Mumbai University > Electronics and telecommunication > Sem 7 > optical communication and networks

Marks: 10

Years: MAY 2016

i. Single-mode operation only occurs above a theoretical cutoff wavelength $λ_c$ given by:

$\lambda_c =\dfrac {2\pi an_1}{V_c}(2\triangle)^{1/2}------- (1)$

ii. Where $V_c$ is the cutoff normalized frequency? Hence $λ_c$ is the wavelength above which a particular fiber becomes single-mode.

iii. The normalized frequency may be expressed in terms of the numerical aperture NA and the relative refractive index difference Δ respectively, as:

$V=\dfrac {2\pi}{\lambda}a(NA) \\ V= \dfrac {2\pi}{\lambda}an_1(2\triangle)^{1/2} ----- (ii)$

iv. The normalized frequency is a dimensionless parameter and hence is also sometimes simply called the V number or value of the fiber. Where the core radius a, the relative refractive index difference Δ and the operating wavelength λ.

v. Dividing Eq. 1 by Eq. 2 for the same fiber we obtain the inverse relationship.

$\dfrac {\lambda_c}{\lambda} = \dfrac V{V_c}$

vi. Thus for step index fiber where $V_c= 2.405,$ the cutoff wavelength is given by

$\lambda_c =\dfrac {V\lambda}{2.405}$

vii. An effective cutoff wavelength has been defined by the ITU-T which is obtained from a 2 m length of fiber containing a single 14 cm radius loop.

viii.

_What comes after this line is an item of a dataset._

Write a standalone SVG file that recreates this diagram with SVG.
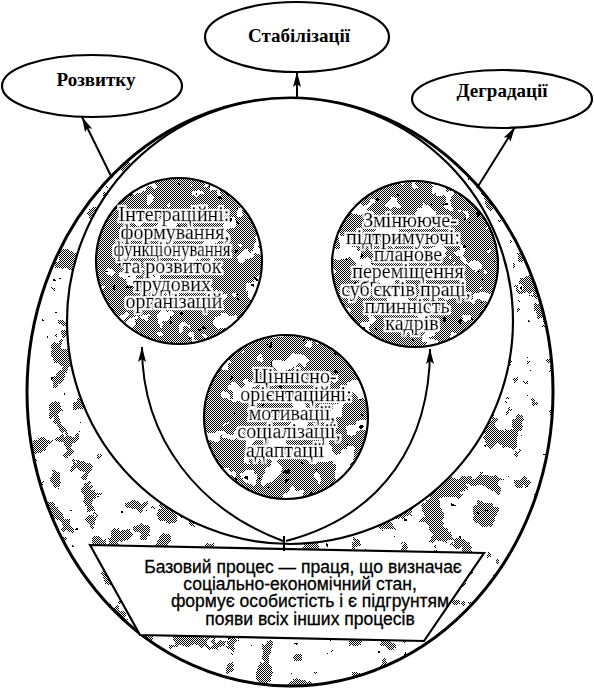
<svg xmlns="http://www.w3.org/2000/svg" width="594" height="690" viewBox="0 0 594 690">
<style>
.lbl{font-family:"Liberation Serif","Times New Roman",serif;font-weight:bold;font-size:19px;text-anchor:middle;fill:#000}
.ct{font-family:"Liberation Serif","Times New Roman",serif;font-size:20px;text-anchor:middle;fill:#000;stroke:#000;stroke-width:.4}
.bt{font-family:"Liberation Sans",Arial,sans-serif;font-size:17.5px;text-anchor:middle;fill:#000;stroke:#000;stroke-width:.3}
.ol{fill:#fff;stroke:#000;stroke-width:2.2}
.dit{fill:url(#dith)}
.edge{fill:none;stroke:#000;stroke-width:2.2}
.con{fill:none;stroke:#000;stroke-width:2}
</style>
<defs>
<pattern id="dith" width="2" height="2" patternUnits="userSpaceOnUse">
<rect width="2" height="2" fill="#fff"/>
<rect width="1" height="1" fill="#000"/>
<rect x="1" y="1" width="1" height="1" fill="#000"/>
</pattern>
<filter id="halo" x="-5%" y="-5%" width="110%" height="110%">
<feMorphology in="SourceAlpha" operator="dilate" radius="2" result="d"/>
<feFlood flood-color="#fff" flood-opacity="1"/>
<feComposite in2="d" operator="in" result="w"/>
<feMerge><feMergeNode in="w"/><feMergeNode in="SourceGraphic"/></feMerge>
</filter>
<filter id="mottle" x="0" y="0" width="1" height="1" color-interpolation-filters="sRGB">
<feTurbulence type="fractalNoise" baseFrequency="0.045" numOctaves="3" seed="7" result="n1"/>
<feColorMatrix in="n1" type="matrix" values="0 0 0 0 1  0 0 0 0 1  0 0 0 0 1  1 0 0 0 0" result="w0"/>
<feComponentTransfer in="w0" result="white"><feFuncA type="discrete" tableValues="0 0 0 0 0 0 1 1 1 1"/></feComponentTransfer>
<feTurbulence type="fractalNoise" baseFrequency="0.12" numOctaves="2" seed="21" result="n2"/>
<feColorMatrix in="n2" type="matrix" values="0 0 0 0 0  0 0 0 0 0  0 0 0 0 0  0 1 0 0 0" result="b0"/>
<feComponentTransfer in="b0" result="black"><feFuncA type="discrete" tableValues="0 0 0 0 0 0 0 0 0 0 0 0 1 1 1 1"/></feComponentTransfer>
<feMerge result="m"><feMergeNode in="white"/><feMergeNode in="black"/></feMerge>
<feComposite in="m" in2="SourceAlpha" operator="in"/>
</filter>
<filter id="mottle2" x="0" y="0" width="1" height="1" color-interpolation-filters="sRGB">
<feTurbulence type="fractalNoise" baseFrequency="0.04" numOctaves="4" seed="3" result="n1"/>
<feColorMatrix in="n1" type="matrix" values="0 0 0 0 1  0 0 0 0 1  0 0 0 0 1  1 0 0 0 0" result="w0"/>
<feComponentTransfer in="w0" result="white"><feFuncA type="discrete" tableValues="0 0 0 0 1 1 1 1 1 1"/></feComponentTransfer>
<feTurbulence type="fractalNoise" baseFrequency="0.5" numOctaves="1" seed="11" result="n3"/>
<feColorMatrix in="n3" type="matrix" values="0 0 0 0 0  0 0 0 0 0  0 0 0 0 0  1 0 0 0 0" result="s0"/>
<feComponentTransfer in="s0" result="specks"><feFuncA type="discrete" tableValues="0 0 0 0 0 0 0 0 0 0 0 0 0 0 1"/></feComponentTransfer>
<feTurbulence type="fractalNoise" baseFrequency="0.12" numOctaves="2" seed="5" result="n2"/>
<feColorMatrix in="n2" type="matrix" values="0 0 0 0 0  0 0 0 0 0  0 0 0 0 0  0 1 0 0 0" result="b0"/>
<feComponentTransfer in="b0" result="black"><feFuncA type="discrete" tableValues="0 0 0 0 0 0 0 0 0 0 0 0 0 1 1 1"/></feComponentTransfer>
<feMerge result="m"><feMergeNode in="white"/><feMergeNode in="specks"/><feMergeNode in="black"/></feMerge>
<feComposite in="m" in2="SourceAlpha" operator="in"/>
</filter>
<marker id="ah" viewBox="0 0 15 8" refX="15" refY="4" markerWidth="15" markerHeight="8" orient="auto" markerUnits="userSpaceOnUse">
<path d="M0,0 L15,4 L0,8 L3,4 z" fill="#000"/>
</marker>
</defs>

<rect width="594" height="690" fill="#fff"/>

<g id="ring">
<ellipse cx="290" cy="392" rx="263" ry="294" class="dit"/>
<ellipse cx="290" cy="392" rx="263" ry="294" fill="#000" filter="url(#mottle2)"/>
<ellipse cx="290" cy="392" rx="263" ry="294" fill="none" stroke="#000" stroke-width="3"/>
<circle cx="290" cy="321" r="223" fill="#fff" stroke="#000" stroke-width="2.2"/>
</g>

<g id="base-process">
<polygon points="90,545 484,553 424,641 140,635" class="ol"/>
<text class="bt" x="303" y="573">Базовий процес — праця, що визначає</text>
<text class="bt" x="300" y="590">соціально-економічний стан,</text>
<text class="bt" x="310" y="607">формує особистість і є підгрунтям</text>
<text class="bt" x="310" y="625">появи всіх інших процесів</text>
</g>

<g id="integration">
<circle cx="179" cy="261" r="83" class="dit"/>
<circle cx="179" cy="261" r="83" fill="#000" filter="url(#mottle)"/>
<circle cx="179" cy="261" r="83" class="edge"/>
<g filter="url(#halo)">
<text class="ct" x="174" y="221">Інтеграційні:</text>
<text class="ct" x="175" y="239">формування,</text>
<text class="ct" x="172" y="256" textLength="117" lengthAdjust="spacingAndGlyphs">функціонування</text>
<text class="ct" x="172" y="273">та розвиток</text>
<text class="ct" x="172" y="291">трудових</text>
<text class="ct" x="174" y="308">організацій</text>
</g>
</g>

<g id="changing">
<circle cx="415" cy="264" r="83" class="dit"/>
<circle cx="415" cy="264" r="83" fill="#000" filter="url(#mottle)"/>
<circle cx="415" cy="264" r="83" class="edge"/>
<g filter="url(#halo)">
<text class="ct" x="410" y="227">Змінююче-</text>
<text class="ct" x="403" y="244">підтримуючі:</text>
<text class="ct" x="408" y="261">планове</text>
<text class="ct" x="408" y="278">переміщення</text>
<text class="ct" x="406" y="296">суб'єктів праці,</text>
<text class="ct" x="407" y="313">плинність</text>
<text class="ct" x="412" y="330">кадрів</text>
</g>
</g>

<g id="value">
<circle cx="286" cy="417" r="82" class="dit"/>
<circle cx="286" cy="417" r="82" fill="#000" filter="url(#mottle)"/>
<circle cx="286" cy="417" r="82" class="edge"/>
<g filter="url(#halo)">
<text class="ct" x="295" y="383">Ціннісно-</text>
<text class="ct" x="296" y="401">орієнтаційні:</text>
<text class="ct" x="292" y="420">мотивації,</text>
<text class="ct" x="289" y="438">соціалізації,</text>
<text class="ct" x="285" y="457">адаптації</text>
</g>
</g>

<g id="rozvytku">
<ellipse cx="92" cy="86" rx="90" ry="31" class="ol"/>
<text class="lbl" x="96" y="86">Розвитку</text>
</g>
<g id="stabilizatsii">
<ellipse cx="297" cy="37" rx="92" ry="35" class="ol"/>
<text class="lbl" x="299" y="42">Стабілізації</text>
</g>
<g id="dehradatsii">
<ellipse cx="502" cy="99" rx="90" ry="29" class="ol"/>
<text class="lbl" x="502" y="97">Деградації</text>
</g>

<g id="connectors">
<line class="con" x1="112" y1="178" x2="82" y2="117" marker-end="url(#ah)"/>
<line class="con" x1="297" y1="98" x2="297" y2="72" marker-end="url(#ah)"/>
<line class="con" x1="477" y1="188" x2="515" y2="127" marker-end="url(#ah)"/>
<path class="con" d="M283,541 C200,510 142,440 142,347" marker-end="url(#ah)"/>
<path class="con" d="M286,541 C385,515 430,440 430,349" marker-end="url(#ah)"/>
<line class="con" x1="284" y1="536" x2="284" y2="551"/>
</g>
</svg>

This definition was produced because the first higher order LP11 mode is strongly affected by fiber length and curvature near cutoff.

ix. Recommended cutoff wavelength values for primary coated fiber range from 1.1 to 1.28 μm for single-mode fiber designed for operation in the 1.3 μm wavelength region in order to avoid modal noise and dispersion problems.